### THE TASK
Copy out each line in the material below that has the word "chart".

— START PROVIDED DATA —

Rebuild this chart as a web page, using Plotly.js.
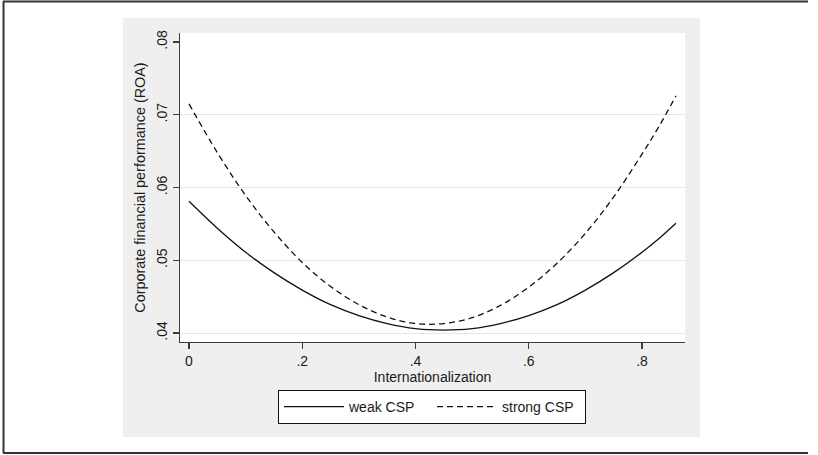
<!DOCTYPE html>
<html>
<head>
<meta charset="utf-8">
<script src="https://cdn.plot.ly/plotly-3.0.1.min.js"></script>
<style>
  html, body { margin: 0; padding: 0; background: #ffffff; }
  #chart { width: 818px; height: 455px; }
</style>
</head>
<body>
<div id="chart"></div>
<script>
// ---- data ----
const internationalization = [0, 0.05, 0.10, 0.15, 0.20, 0.25, 0.30, 0.35, 0.40, 0.45, 0.50, 0.55, 0.60, 0.65, 0.70, 0.75, 0.80, 0.83, 0.86];
const weakCSP   = [0.0581, 0.0544, 0.0511, 0.0483, 0.0459, 0.0439, 0.0424, 0.0413, 0.0406, 0.0404, 0.0406, 0.0413, 0.0424, 0.0439, 0.0459, 0.0483, 0.0511, 0.0530, 0.0551];
const strongCSP = [0.0715, 0.0648, 0.0589, 0.0539, 0.0497, 0.0464, 0.0439, 0.0422, 0.0413, 0.0413, 0.0421, 0.0438, 0.0463, 0.0496, 0.0537, 0.0587, 0.0646, 0.0684, 0.0726];
const seriesNames = ["weak CSP", "strong CSP"];
const xTickVals = [0, 0.2, 0.4, 0.6, 0.8];
const xTickText = ["0", ".2", ".4", ".6", ".8"];
const yTickVals = [0.04, 0.05, 0.06, 0.07, 0.08];
const yTickText = [".04", ".05", ".06", ".07", ".08"];
const yGridVals = [0.04, 0.05, 0.06, 0.07];
const xTitle = "Internationalization";
const yTitle = "Corporate financial performance (ROA)";

const FONT = "'Liberation Sans', Arial, Helvetica, sans-serif";

const traces = [
  {
    x: internationalization, y: weakCSP, name: seriesNames[0],
    type: "scatter", mode: "lines",
    line: { color: "#111111", width: 1.3, shape: "spline" }
  },
  {
    x: internationalization, y: strongCSP, name: seriesNames[1],
    type: "scatter", mode: "lines",
    line: { color: "#111111", width: 1.3, dash: "6px,4px", shape: "spline" }
  },
  {
    // invisible helper trace on overlay axis that carries the gridlines
    x: [internationalization[0]], y: [weakCSP[0]], yaxis: "y2",
    type: "scatter", mode: "lines", showlegend: false, hoverinfo: "skip",
    line: { width: 0 }
  }
];

// paper coords helpers (plot area: x 180..685, y 33..342)
function px(xp) { return (xp - 180) / 505; }
function py(yp) { return (342 - yp) / 309; }

const layout = {
  width: 818, height: 455,
  margin: { l: 180, r: 133, t: 33, b: 113 },
  paper_bgcolor: "#ffffff",
  plot_bgcolor: "#ffffff",
  font: { family: FONT, size: 14, color: "#1a1a1a" },
  showlegend: true,
  xaxis: {
    range: [-0.01589, 0.87594],
    tickvals: xTickVals, ticktext: xTickText,
    ticks: "outside", ticklen: 6, tickwidth: 1.2, tickcolor: "#3c3c3c",
    showline: true, linecolor: "#3c3c3c", linewidth: 1.2,
    showgrid: false, zeroline: false,
    tickfont: { family: FONT, size: 14, color: "#1a1a1a" },
    title: { text: xTitle, font: { family: FONT, size: 14, color: "#1a1a1a" }, standoff: 0 }
  },
  yaxis: {
    range: [0.038763, 0.081237],
    tickvals: yTickVals, ticktext: yTickText,
    tickangle: -90,
    ticks: "outside", ticklen: 6, tickwidth: 1.2, tickcolor: "#3c3c3c",
    showline: true, linecolor: "#3c3c3c", linewidth: 1.2,
    showgrid: false, zeroline: false,
    tickfont: { family: FONT, size: 14, color: "#1a1a1a" },
    title: { text: yTitle, font: { family: FONT, size: 14.4, color: "#1a1a1a" }, standoff: 5 }
  },
  yaxis2: {
    overlaying: "y", matches: "y", side: "left",
    tickvals: yGridVals, showticklabels: false, ticks: "",
    showgrid: true, gridcolor: "#e6e6e6", gridwidth: 1,
    showline: false, zeroline: false
  },
  legend: {
    orientation: "h",
    x: px(278), xanchor: "left",
    y: py(390), yanchor: "top",
    bgcolor: "#ffffff", bordercolor: "#111111", borderwidth: 1,
    itemwidth: 60,
    entrywidth: 78, entrywidthmode: "pixels",
    font: { family: FONT, size: 14, color: "#1a1a1a" }
  },
  shapes: [
    // grey graph region
    { type: "rect", xref: "paper", yref: "paper", layer: "below",
      x0: px(123), x1: px(700), y0: py(437), y1: py(18),
      fillcolor: "#efefef", line: { width: 0 } },
    // white plot region
    { type: "rect", xref: "paper", yref: "paper", layer: "below",
      x0: 0, x1: 1, y0: 0, y1: 1,
      fillcolor: "#ffffff", line: { width: 0 } },
    // outer frame lines
    { type: "line", xref: "paper", yref: "paper",
      x0: px(3), x1: px(808), y0: py(1.5), y1: py(1.5),
      line: { color: "#333333", width: 2 } },
    { type: "line", xref: "paper", yref: "paper",
      x0: px(3), x1: px(808), y0: py(453), y1: py(453),
      line: { color: "#333333", width: 2 } },
    { type: "line", xref: "paper", yref: "paper",
      x0: px(3.5), x1: px(3.5), y0: py(1.5), y1: py(453),
      line: { color: "#333333", width: 2 } }
  ]
};

Plotly.newPlot("chart", traces, layout, { displayModeBar: false, staticPlot: true });
</script>
</body>
</html>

— END PROVIDED DATA —

### EXERCISE ANSWER
Rebuild this chart as a web page, using Plotly.js.
  #chart { width: 818px; height: 455px; }
<div id="chart"></div>
Plotly.newPlot("chart", traces, layout, { displayModeBar: false, staticPlot: true });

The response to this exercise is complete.